Fue a raíz de la visita del Papa Juan Pablo II, en enero de 1998, cuando por deferencia, la autocracia criolla volvió a ubicar la fecha del 25 de diciembre como feriado nacional.
Sin embargo, a pesar de vivir en una economía a la deriva, con libreta de racionamiento, marchas combativas y la preparación para una supuesta guerra contra los yanquis, muchas familias mantenían la tradición y el espíritu navideño.
Los árboles de navidad se colocaban alejados de las ventanas, de manera que el parpadeo de sus luces no los delatara ante los talibanes ideológicos del barrio.
De cualquier manera, el olor del puerco asado y el trasiego de cerveza ponían en alerta a los vecinos encargados de escribir informes y delatar al prójimo.
En aquella etapa, los únicos autorizados a celebrar las navidades eran los "sacrificados líderes" a los que Fidel Castro le regalaba cestas con turrones, nueces, avellanas, vinos, sidra..., y un cerdo listo para asar.

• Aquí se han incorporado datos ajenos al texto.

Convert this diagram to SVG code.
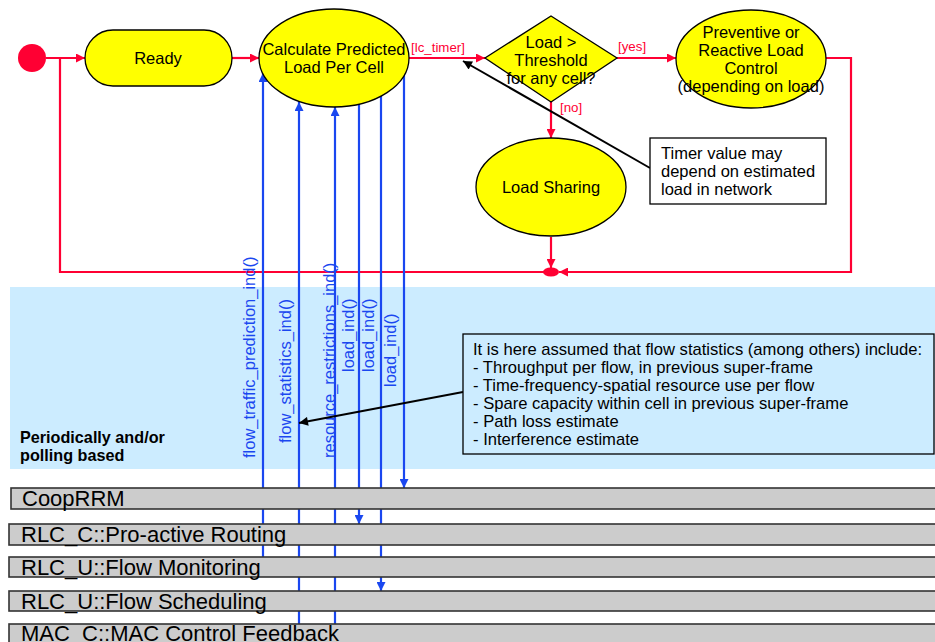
<svg xmlns="http://www.w3.org/2000/svg" width="935" height="642" viewBox="0 0 935 642">
  <style>
    .node { fill: #ffff00; stroke: #000; stroke-width: 1.3; }
    .ntxt { font-family: "Liberation Sans", Arial, sans-serif; font-size: 16.5px; fill: #000; text-anchor: middle; }
    .red { stroke: #ff0033; stroke-width: 2.2; fill: none; }
    .blue { stroke: #1a47f0; stroke-width: 2.2; fill: none; }
    .blk { stroke: #000; stroke-width: 2; fill: none; }
    .guard { font-family: "Liberation Sans", Arial, sans-serif; font-size: 13.3px; fill: #ff0033; }
    .msg { font-family: "Liberation Sans", Arial, sans-serif; font-size: 16.5px; fill: #1a47f0; }
    .note { font-family: "Liberation Sans", Arial, sans-serif; font-size: 16.5px; fill: #000; }
    .note2 { font-family: "Liberation Sans", Arial, sans-serif; font-size: 16.6px; fill: #000; }
    .lane { fill: #cccccc; stroke: #333; stroke-width: 1.6; }
    .ltxt { font-family: "Liberation Sans", Arial, sans-serif; font-size: 22px; fill: #000; }
    .band { font-family: "Liberation Sans", Arial, sans-serif; font-size: 16.2px; font-weight: bold; fill: #000; }
  </style>
  <defs>
    <marker id="ar" viewBox="0 0 10 10" refX="10" refY="5" markerWidth="9" markerHeight="9" markerUnits="userSpaceOnUse" orient="auto">
      <path d="M0,0 L10,5 L0,10 z" fill="#ff0033"/>
    </marker>
    <marker id="ab" viewBox="0 0 10 10" refX="10" refY="5" markerWidth="10" markerHeight="9" markerUnits="userSpaceOnUse" orient="auto">
      <path d="M0,0 L10,5 L0,10 z" fill="#1a47f0"/>
    </marker>
    <marker id="ak" viewBox="0 0 10 10" refX="10" refY="5" markerWidth="11" markerHeight="9" markerUnits="userSpaceOnUse" orient="auto">
      <path d="M0,0 L10,5 L0,10 z" fill="#000"/>
    </marker>
  </defs>

  <!-- background band for periodic / polling signals -->
  <rect x="10" y="287" width="925" height="182" fill="#ccecff"/>
  <text class="band" x="20" y="443">Periodically and/or</text>
  <text class="band" x="20" y="461">polling based</text>

  <!-- connectors -->
  <g id="connectors">
    <!-- state transitions -->
    <line class="red" x1="46" y1="58" x2="85" y2="58" marker-end="url(#ar)"/>
    <polyline class="red" points="60,58 60,272 548,272"/>
    <line class="red" x1="232" y1="58" x2="259" y2="58" marker-end="url(#ar)"/>
    <line class="red" x1="409" y1="58" x2="485" y2="58" marker-end="url(#ar)"/>
    <line class="red" x1="617" y1="58" x2="676" y2="58" marker-end="url(#ar)"/>
    <polyline class="red" points="826,58 851,58 851,272 559,272" marker-end="url(#ar)"/>
    <line class="red" x1="551" y1="102" x2="551" y2="138" marker-end="url(#ar)"/>
    <line class="red" x1="551" y1="237" x2="551" y2="268" marker-end="url(#ar)"/>
    <ellipse cx="551" cy="272" rx="8" ry="4.5" fill="#ff0033"/>
    <text class="guard" x="411" y="52">[lc_timer]</text>
    <text class="guard" x="618" y="51">[yes]</text>
    <text class="guard" x="560" y="112">[no]</text>

    <!-- signals between layers -->
    <line class="blue" x1="263" y1="558" x2="263" y2="73" marker-end="url(#ab)"/>
    <line class="blue" x1="299" y1="642" x2="299" y2="102" marker-end="url(#ab)"/>
    <line class="blue" x1="335" y1="642" x2="335" y2="107" marker-end="url(#ab)"/>
    <line class="blue" x1="359" y1="80" x2="359" y2="524" marker-end="url(#ab)"/>
    <line class="blue" x1="381" y1="80" x2="381" y2="591" marker-end="url(#ab)"/>
    <line class="blue" x1="404" y1="60" x2="404" y2="488" marker-end="url(#ab)"/>
    <text class="msg" transform="translate(255,458) rotate(-90)">flow_traffic_prediction_ind()</text>
    <text class="msg" transform="translate(291,443) rotate(-90)">flow_statistics_ind()</text>
    <text class="msg" transform="translate(335,458) rotate(-90)">resource_restrictions_ind()</text>
    <text class="msg" transform="translate(354,372) rotate(-90)">load_ind()</text>
    <text class="msg" transform="translate(374,372) rotate(-90)">load_ind()</text>
    <text class="msg" transform="translate(396,387) rotate(-90)">load_ind()</text>

    <!-- note pointers -->
    <line class="blk" x1="650" y1="168" x2="463" y2="61" marker-end="url(#ak)"/>
    <line class="blk" x1="463" y1="392" x2="299" y2="423" marker-end="url(#ak)"/>
  </g>

  <!-- states -->
  <g id="initial">
    <circle cx="32" cy="58" r="14" fill="#ff0033"/>
  </g>
  <g id="ready">
    <rect class="node" x="85" y="30" width="147" height="56" rx="28" ry="28"/>
    <text class="ntxt" x="158" y="64">Ready</text>
  </g>
  <g id="calculate">
    <ellipse class="node" cx="334" cy="58" rx="75" ry="49"/>
    <text class="ntxt" x="334" y="55">Calculate Predicted</text>
    <text class="ntxt" x="334" y="73">Load Per Cell</text>
  </g>
  <g id="threshold">
    <polygon class="node" points="551,16 617,58 551,102 485,58"/>
    <text class="ntxt" x="551" y="48">Load &gt;</text>
    <text class="ntxt" x="551" y="66">Threshold</text>
    <text class="ntxt" x="551" y="84">for any cell?</text>
  </g>
  <g id="load-control">
    <ellipse class="node" cx="751" cy="59" rx="75" ry="49"/>
    <text class="ntxt" x="751" y="38">Preventive or</text>
    <text class="ntxt" x="751" y="56">Reactive Load</text>
    <text class="ntxt" x="751" y="74">Control</text>
    <text class="ntxt" x="751" y="92">(depending on load)</text>
  </g>
  <g id="load-sharing">
    <ellipse class="node" cx="551" cy="187" rx="75" ry="49"/>
    <text class="ntxt" x="551" y="193">Load Sharing</text>
  </g>

  <!-- notes -->
  <g id="timer-note">
    <rect x="650" y="138" width="176" height="66" fill="#fff" stroke="#000" stroke-width="1.3"/>
    <text class="note" x="661" y="159">Timer value may</text>
    <text class="note" x="661" y="177">depend on estimated</text>
    <text class="note" x="661" y="195">load in network</text>
  </g>
  <g id="stats-note">
    <rect x="463" y="334" width="471" height="120" fill="#ccecff" stroke="#000" stroke-width="1.3"/>
    <text class="note2" x="473" y="355">It is here assumed that flow statistics (among others) include:</text>
    <text class="note2" x="473" y="373">- Throughput per flow, in previous super-frame</text>
    <text class="note2" x="473" y="391">- Time-frequency-spatial resource use per flow</text>
    <text class="note2" x="473" y="409">- Spare capacity within cell in previous super-frame</text>
    <text class="note2" x="473" y="427">- Path loss estimate</text>
    <text class="note2" x="473" y="445">- Interference estimate</text>
  </g>

  <!-- protocol layers -->
  <g id="coop-rrm">
    <rect class="lane" x="11" y="488" width="930" height="21"/>
    <text class="ltxt" x="22" y="506">CoopRRM</text>
  </g>
  <g id="rlc-c-routing">
    <rect class="lane" x="9" y="524" width="930" height="21"/>
    <text class="ltxt" x="21" y="542">RLC_C::Pro-active Routing</text>
  </g>
  <g id="rlc-u-monitoring">
    <rect class="lane" x="9" y="557" width="930" height="20"/>
    <text class="ltxt" x="21" y="575">RLC_U::Flow Monitoring</text>
  </g>
  <g id="rlc-u-scheduling">
    <rect class="lane" x="9" y="591" width="930" height="20"/>
    <text class="ltxt" x="21" y="609">RLC_U::Flow Scheduling</text>
  </g>
  <g id="mac-c-feedback">
    <rect class="lane" x="9" y="624" width="930" height="30"/>
    <text class="ltxt" x="21" y="641">MAC_C::MAC Control Feedback</text>
  </g>
</svg>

(Recuerdo que en los diciembres de fines de los 60 y mediados de los 70, mi abuela materna se iba con mi hermana y conmigo al Nuevo Vedado, al domicilio de Blas Roca, pariente nuestro. Solía aparecer por allí el comandante, con su casaca militar y su gorra, que nunca se quitaba pese a resultar una descortesía. Los adultos debían hacer silencio y escuchar sus monsergas.)
Por suerte, todo ese período gris quedó atrás. En este invierno sin nieve y con una temperatura de 26 grados, ya la gente hace sus planes.
Ahora las diferencias en los bolsillos se hacen evidentes. Quienes los tienen amplios, en sus hogares se ven árboles de navidad repletos de adornos y luces. En la mesa, bandejas con puerco, pavo y camarones, junto al habitual arroz blanco, frijoles negros, ensalada, tostones y yuca con mojo. De postre, dulces, mermeladas y turrones españoles. Usted se sirve a su gusto y la cerveza es por la libre.
Pero la mayoría, ésa que pasa todo el año sacando cuentas para ver cómo llega a fin de mes, a duras penas puede comprar un trozo de cerdo, unas libras de frijoles y viandas en el agromercado. Cerveza solamente hay para las mujeres, a una o dos por cabeza. Los hombres beben ron peleón, a 6o pesos la botella en un comercio estatal. Y si tienen arbolito, es el más barato vendido en la shopping.
Son familias a las que el futuro se les antoja una mala palabra. Los hijos desean marcharse del país. Y no saben de dónde van a sacar dinero para construirle un cuartico al nieto que viene en camino.
Y al día siguiente de la cena navideña, amanecen sin un centavo en la cartera. Eso sí, no pierden la ilusión: quizás para el próximo año algo bueno suceda. La esperanza, dice el refrán, es lo último que se pierde.